Keith, le jeune héros de Sollers Point (interprété par McCaul Lombardi, remarqué récemment dans American Honey ou Patti Cake$), semble échappé d’un boys band avec son corps sculpté et ses yeux émeraude. Il sort en fait surtout de prison et cherche à se réinsérer dans la société. Mais comment se réinsère t-on dans un coin à l’abandon de Baltimore ? Matthew Porterfield dresse un constat social à la fois fataliste et riche d’humanité. Le film se distingue par une collection de portraits attachants – les différentes personnes que Keith croise ou à qui il rend visite aujourd’hui ou demain. Il y a ici un vrai talent dans la façon de croquer tel ou tel portrait et de faire exister des personnages secondaires parfois en l’espace de quelques répliques. On peine dans certains films à trouver 3 adjectifs pouvant décrire le personnages principal ; ici, tout le monde, de l’apprenti rappeur à la prostituée vieillissante, a l’air vivant en quelques instants.

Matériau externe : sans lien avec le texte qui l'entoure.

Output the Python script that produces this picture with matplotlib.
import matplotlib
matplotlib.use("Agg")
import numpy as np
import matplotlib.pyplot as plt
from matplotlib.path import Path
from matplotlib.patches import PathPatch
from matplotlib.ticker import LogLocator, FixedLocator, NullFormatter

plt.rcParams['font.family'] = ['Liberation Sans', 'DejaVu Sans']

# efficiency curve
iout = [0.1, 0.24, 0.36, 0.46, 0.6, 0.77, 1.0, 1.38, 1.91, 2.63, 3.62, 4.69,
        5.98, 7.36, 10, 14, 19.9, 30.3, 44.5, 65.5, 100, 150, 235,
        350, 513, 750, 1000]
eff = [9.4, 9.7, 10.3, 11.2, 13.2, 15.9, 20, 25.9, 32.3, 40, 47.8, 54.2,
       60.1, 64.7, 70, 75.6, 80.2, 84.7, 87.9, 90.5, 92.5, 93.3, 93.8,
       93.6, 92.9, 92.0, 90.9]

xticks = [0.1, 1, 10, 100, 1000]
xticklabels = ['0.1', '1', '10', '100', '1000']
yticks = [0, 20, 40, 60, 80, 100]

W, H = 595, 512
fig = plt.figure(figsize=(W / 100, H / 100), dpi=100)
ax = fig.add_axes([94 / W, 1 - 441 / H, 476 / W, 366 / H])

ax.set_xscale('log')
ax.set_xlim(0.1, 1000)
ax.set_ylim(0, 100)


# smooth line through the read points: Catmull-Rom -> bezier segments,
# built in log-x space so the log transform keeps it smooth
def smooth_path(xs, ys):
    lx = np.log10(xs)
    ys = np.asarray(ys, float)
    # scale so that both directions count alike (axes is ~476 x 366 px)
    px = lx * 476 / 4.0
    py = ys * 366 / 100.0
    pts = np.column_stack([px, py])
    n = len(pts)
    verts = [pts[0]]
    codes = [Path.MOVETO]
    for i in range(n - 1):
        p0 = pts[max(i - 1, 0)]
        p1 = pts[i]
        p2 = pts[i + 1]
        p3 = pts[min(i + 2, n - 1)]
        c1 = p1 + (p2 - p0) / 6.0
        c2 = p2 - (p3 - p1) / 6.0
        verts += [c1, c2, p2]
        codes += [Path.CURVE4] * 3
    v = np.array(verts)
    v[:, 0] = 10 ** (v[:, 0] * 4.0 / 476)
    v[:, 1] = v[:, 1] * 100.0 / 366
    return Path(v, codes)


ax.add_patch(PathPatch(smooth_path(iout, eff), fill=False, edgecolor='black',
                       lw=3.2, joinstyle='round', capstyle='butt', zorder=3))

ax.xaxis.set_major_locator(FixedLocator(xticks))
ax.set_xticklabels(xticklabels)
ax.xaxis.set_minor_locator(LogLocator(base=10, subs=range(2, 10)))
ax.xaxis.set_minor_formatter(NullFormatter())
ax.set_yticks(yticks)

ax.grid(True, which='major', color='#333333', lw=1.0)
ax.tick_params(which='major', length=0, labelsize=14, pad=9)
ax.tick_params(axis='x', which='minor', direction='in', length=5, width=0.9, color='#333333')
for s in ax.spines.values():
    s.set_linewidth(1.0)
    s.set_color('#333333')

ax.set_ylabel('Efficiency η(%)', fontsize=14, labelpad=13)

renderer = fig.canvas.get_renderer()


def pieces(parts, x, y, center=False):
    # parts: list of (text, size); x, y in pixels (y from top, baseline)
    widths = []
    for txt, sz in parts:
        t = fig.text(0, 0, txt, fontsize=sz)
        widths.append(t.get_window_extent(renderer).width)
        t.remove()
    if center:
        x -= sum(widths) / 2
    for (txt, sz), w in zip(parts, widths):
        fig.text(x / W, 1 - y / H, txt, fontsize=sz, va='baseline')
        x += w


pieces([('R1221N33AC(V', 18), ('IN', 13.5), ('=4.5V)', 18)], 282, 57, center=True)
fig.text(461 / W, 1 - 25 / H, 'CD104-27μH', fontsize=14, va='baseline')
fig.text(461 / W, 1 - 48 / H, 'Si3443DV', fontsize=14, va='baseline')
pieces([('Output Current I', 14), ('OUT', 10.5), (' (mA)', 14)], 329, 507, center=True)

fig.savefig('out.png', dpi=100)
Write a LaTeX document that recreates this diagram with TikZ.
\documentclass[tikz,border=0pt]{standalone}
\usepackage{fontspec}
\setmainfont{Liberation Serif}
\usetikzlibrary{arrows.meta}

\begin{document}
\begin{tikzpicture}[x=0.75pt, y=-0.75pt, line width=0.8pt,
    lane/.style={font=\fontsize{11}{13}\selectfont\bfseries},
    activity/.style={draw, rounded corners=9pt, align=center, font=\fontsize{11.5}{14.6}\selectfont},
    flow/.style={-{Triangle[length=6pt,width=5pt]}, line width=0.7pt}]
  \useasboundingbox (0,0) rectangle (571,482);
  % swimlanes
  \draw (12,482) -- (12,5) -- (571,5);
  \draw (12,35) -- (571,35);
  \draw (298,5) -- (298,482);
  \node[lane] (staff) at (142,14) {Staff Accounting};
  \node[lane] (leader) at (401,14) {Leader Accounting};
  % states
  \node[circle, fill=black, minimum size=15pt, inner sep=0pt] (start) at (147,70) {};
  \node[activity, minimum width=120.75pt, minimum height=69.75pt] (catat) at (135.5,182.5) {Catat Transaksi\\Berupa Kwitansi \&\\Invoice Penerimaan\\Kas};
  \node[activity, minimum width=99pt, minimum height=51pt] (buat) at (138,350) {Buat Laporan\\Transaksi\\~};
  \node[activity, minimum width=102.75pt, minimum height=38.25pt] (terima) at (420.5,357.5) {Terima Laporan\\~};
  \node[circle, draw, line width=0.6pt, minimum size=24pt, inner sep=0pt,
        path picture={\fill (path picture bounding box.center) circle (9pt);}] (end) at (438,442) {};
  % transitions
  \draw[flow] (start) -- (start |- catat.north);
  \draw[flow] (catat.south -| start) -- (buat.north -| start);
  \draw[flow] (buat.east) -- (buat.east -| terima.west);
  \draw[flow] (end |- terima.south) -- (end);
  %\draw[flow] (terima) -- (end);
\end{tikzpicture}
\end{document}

C’est un sens du casting, c’est aussi un sens de l’écriture. Porterfield n’explique pas trop, laisse des zones d’ombre et c’est très bien comme ça. On en sait suffisamment, on imagine et on ressent. Ce genre de chronique sociale peut parfois avoir une trajectoire prévisible de circuit de voitures électriques. Ici, l’attention portée aux personnages et l’honnêteté du traitement, à l’image du dénouement qui évite autant la complaisance du pathos que celle du happy end à la confiture, font de cet instantané une réussite subtile et touchante.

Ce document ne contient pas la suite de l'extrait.